Последовательность — это главное для любой идеи. Поэтому напрасно психиатры, обкалывая успокоительным (и чем-то еще гадким, от чего мутило), пытались обнаружить в нем хоть какое-то сочувствие к жертвам. Не ясно даже, почему они искали. Похоже, что не там. Да и начало положил вовсе не он, он лишь подхватил эстафету пустоты.
На данный момент Зсасз разгуливал на свободе, и это ему, безусловно, нравилось. Он пробовал разные способы убийств, по-разному заманивал своих жертв, по-разному вычислял, где они живут. К кому-то приходил в квартиры, кого-то доставал в укромных местах, некоторых прямо на улице кромсал в ближайших подворотнях, иногда усаживая в затейливой позе, а иногда изощренно расчленяя. Зсасз обнаружил, что ему доставляет удовольствие отделять чужую кожу от плоти, распиливать неторопливо кости, ковыряться в губке легких и волокнистой мягкой каше потрохов, а уж сердце вынимать и подолгу рассматривать оказалось невероятно увлекательно.
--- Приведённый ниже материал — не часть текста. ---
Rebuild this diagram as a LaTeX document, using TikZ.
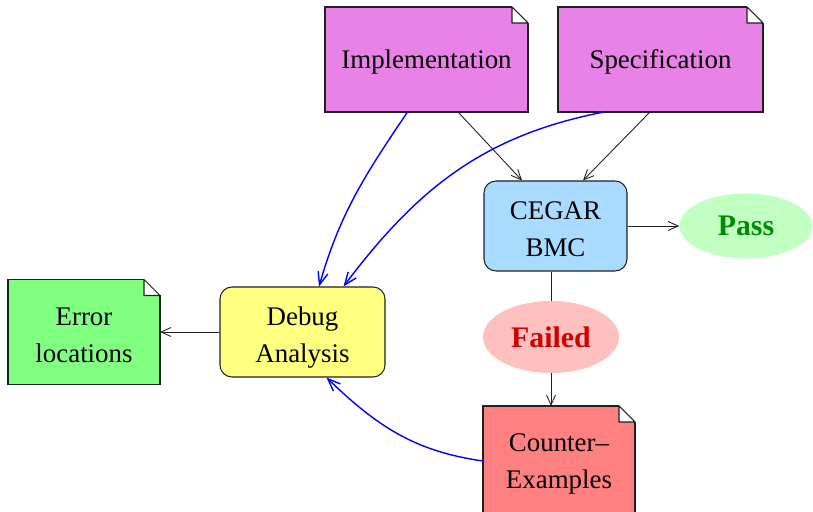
\documentclass[tikz,border=0pt]{standalone}
\usepackage{fontspec}
\setmainfont{Liberation Serif}
\usetikzlibrary{arrows.meta,shapes.geometric}
\definecolor{SourceViolet}{HTML}{E882E6}
\definecolor{EngineBlue}{HTML}{A8DBFF}
\definecolor{PassFill}{HTML}{C2FFC2}
\definecolor{PassGreen}{HTML}{008C00}
\definecolor{FailFill}{HTML}{FFC0C0}
\definecolor{FailRed}{HTML}{D00000}
\definecolor{TraceFill}{HTML}{FF8080}
\definecolor{ErrorFill}{HTML}{80FF80}
\definecolor{DebugFill}{HTML}{FFFF80}
\definecolor{TraceBlue}{HTML}{0000FF}
\definecolor{Ink}{HTML}{202020}

\newcommand{\earsize}{0.32cm}
% folded corner of a document node
\newcommand{\foldcorner}[1]{%
  \fill[white] ([xshift=-\earsize,yshift=1pt]#1.north east) rectangle
    ([xshift=1pt,yshift=-\earsize]#1.north east);
  \draw[draw=Ink, line width=0.6pt, line join=round]
    ([xshift=-\earsize]#1.north east) --
    ([xshift=-\earsize,yshift=-\earsize]#1.north east) --
    ([yshift=-\earsize]#1.north east) -- cycle;}

\begin{document}
\begin{tikzpicture}[
    font=\fontsize{15.3}{21}\selectfont,
    twoline/.style={text height=35pt},
    docnote/.style={
        draw=Ink,
        line width=0.6pt,
        outer sep=0pt,
        inner sep=0pt,
        text height=14pt,
        align=center,
        minimum width=30.4mm,
        minimum height=21mm
    },
    process/.style={
        draw=Ink,
        rounded corners=2.4mm,
        line width=0.6pt,
        inner sep=0pt,
        twoline,
        align=center,
        minimum height=18mm
    },
    verdict/.style={ellipse, inner sep=0pt,
                    font=\fontsize{17}{20}\selectfont\bfseries},
    flow/.style={-{Straight Barb[length=2mm,width=1.8mm]}, line width=0.5pt,
                 draw=Ink},
    feedback/.style={-{Straight Barb[length=2.5mm,width=2mm]}, line width=0.8pt,
                     draw=TraceBlue}
]
\useasboundingbox (0,0) rectangle (16.26,10.22);

% Inputs
\node[docnote, fill=SourceViolet, minimum width=40.6mm] (impl) at (8.53,9.03)
    {Implementation};
\foldcorner{impl}
\node[docnote, fill=SourceViolet, minimum width=41mm] (spec) at (13.21,9.03)
    {Specification};
\foldcorner{spec}

% Checker and verdicts
\node[process, fill=EngineBlue, minimum width=28.6mm] (cegar) at (11.11,5.70)
    {CEGAR\\BMC};
\node[verdict, fill=PassFill, text=PassGreen, minimum width=26.6mm,
      minimum height=13mm] (pass) at (14.92,5.70) {Pass};
\node[verdict, fill=FailFill, text=FailRed, minimum width=27.2mm,
      minimum height=14.4mm] (failed) at (11.02,3.48) {Failed};

\node[docnote, twoline, fill=TraceFill, minimum height=22mm] (counter)
    at (11.18,1.00) {Counter--\\Examples};
\foldcorner{counter}

% Debugging
\node[process, fill=DebugFill, minimum width=33mm, text height=38pt] (debug)
    at (6.05,3.58) {Debug\\Analysis};
\node[docnote, twoline, fill=ErrorFill] (error) at (1.68,3.58)
    {Error\\locations};
\foldcorner{error}

% Checking flow
\draw[flow] ([xshift=0.63cm]impl.south) -- ([xshift=-0.67cm]cegar.north);
\draw[flow] ([xshift=-0.21cm]spec.south) -- ([xshift=0.55cm]cegar.north);
\draw[flow] (cegar.east) -- (pass.west);
\draw[draw=Ink, line width=0.5pt] (cegar.south -| failed) -- (failed.north);
\draw[flow] (failed.south) -- (counter.north -| failed);
\draw[flow] (debug.west) -- (error.east);

% Inputs to the debugger
\draw[feedback] ([xshift=-0.38cm]impl.south) to[out=236,in=74]
    ([xshift=0.33cm]debug.north);
\draw[feedback] ([xshift=-1.13cm]spec.south) to[out=191,in=53]
    ([xshift=0.82cm]debug.north);
\draw[feedback] (counter.west) to[out=172,in=-44]
    ([xshift=0.48cm]debug.south);

\end{tikzpicture}
\end{document}
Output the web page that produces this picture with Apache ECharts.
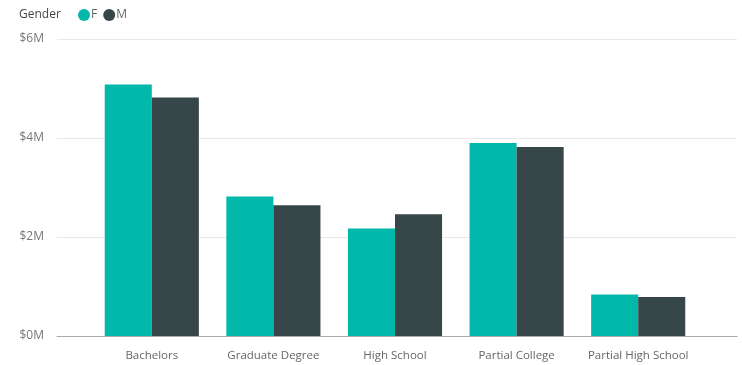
<!DOCTYPE html>
<html><head><meta charset="utf-8">
<script src="https://cdn.jsdelivr.net/npm/echarts@6/dist/echarts.min.js"></script>
<style>html,body{margin:0;padding:0;background:#fff}#c{width:742px;height:365px}</style>
</head><body><div id="c"></div>
<script>
const categories = ['Bachelors', 'Graduate Degree', 'High School', 'Partial College', 'Partial High School'];
const femaleValues = [5.08, 2.82, 2.17, 3.90, 0.84];
const maleValues = [4.82, 2.64, 2.46, 3.82, 0.79];
const yTicks = [0, 2, 4, 6];
const legendTitle = 'Gender';

const font = '"Segoe UI", "Open Sans", "Noto Sans", sans-serif';
const chart = echarts.init(document.getElementById('c'), null, {renderer: 'canvas'});
chart.setOption({
  animation: false,
  backgroundColor: '#fff',
  textStyle: {fontFamily: font},
  title: {text: legendTitle, left: 19, top: 9, padding: 0, textStyle: {fontSize: 12, fontWeight: 'normal', color: '#444', fontFamily: font}},
  legend: {
    left: 73, top: 4, icon: 'circle', itemWidth: 12, itemHeight: 12, itemGap: 6,
    textStyle: {fontSize: 12, color: '#666', fontFamily: font, padding: [0, 0, 0, -4]},
    data: ['F', 'M']
  },
  grid: [
    {left: 91, right: 43, top: 39, bottom: 29, containLabel: false},
    {left: 57, right: 5, top: 39, bottom: 29, containLabel: false}
  ],
  xAxis: [
    {type: 'category', gridIndex: 0, data: categories,
     axisLine: {show: false}, axisTick: {show: false},
     axisLabel: {color: '#666', fontSize: 11.5, margin: 14, interval: 0, fontFamily: font}},
    {type: 'value', gridIndex: 1, min: 0, max: 1,
     axisLine: {show: true, lineStyle: {color: '#aaa', width: 1}}, axisTick: {show: false},
     axisLabel: {show: false}, splitLine: {show: false}}
  ],
  yAxis: [
    {type: 'value', gridIndex: 0, min: 0, max: 6, interval: 2, show: false, splitLine: {show: false}},
    {type: 'value', gridIndex: 1, min: 0, max: 6, interval: 2,
     axisLine: {show: false}, axisTick: {show: false},
     axisLabel: {color: '#777', fontSize: 12, margin: 13, fontFamily: font, padding: [3, 0, 0, 0],
       formatter: v => yTicks.includes(v) ? '$' + v + 'M' : ''},
     splitLine: {show: true, lineStyle: {color: '#e8e8e8', width: 1}}}
  ],
  series: [
    {name: 'F', type: 'bar', xAxisIndex: 0, yAxisIndex: 0, data: femaleValues,
     itemStyle: {color: '#01B8AA'}, barGap: '0%', barCategoryGap: '22.6%'},
    {name: 'M', type: 'bar', xAxisIndex: 0, yAxisIndex: 0, data: maleValues,
     itemStyle: {color: '#374649'}, barGap: '0%', barCategoryGap: '22.6%'}
  ]
});
</script></body></html>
Оно было совершенно не похоже на то, что рисуют в открытках, эту пошлую фигурку, которую Виктор в школе и институте дарил девочкам на «День Валентина». Странно… Когда-то он мог любить этих мертвецов и думать, что это нормально. Все зависит от взгляда, его — перевернулся и преломился, открывая, как он считал, истинную сущность вещей. Кто был истиной в последней инстанции вообще не людям решать.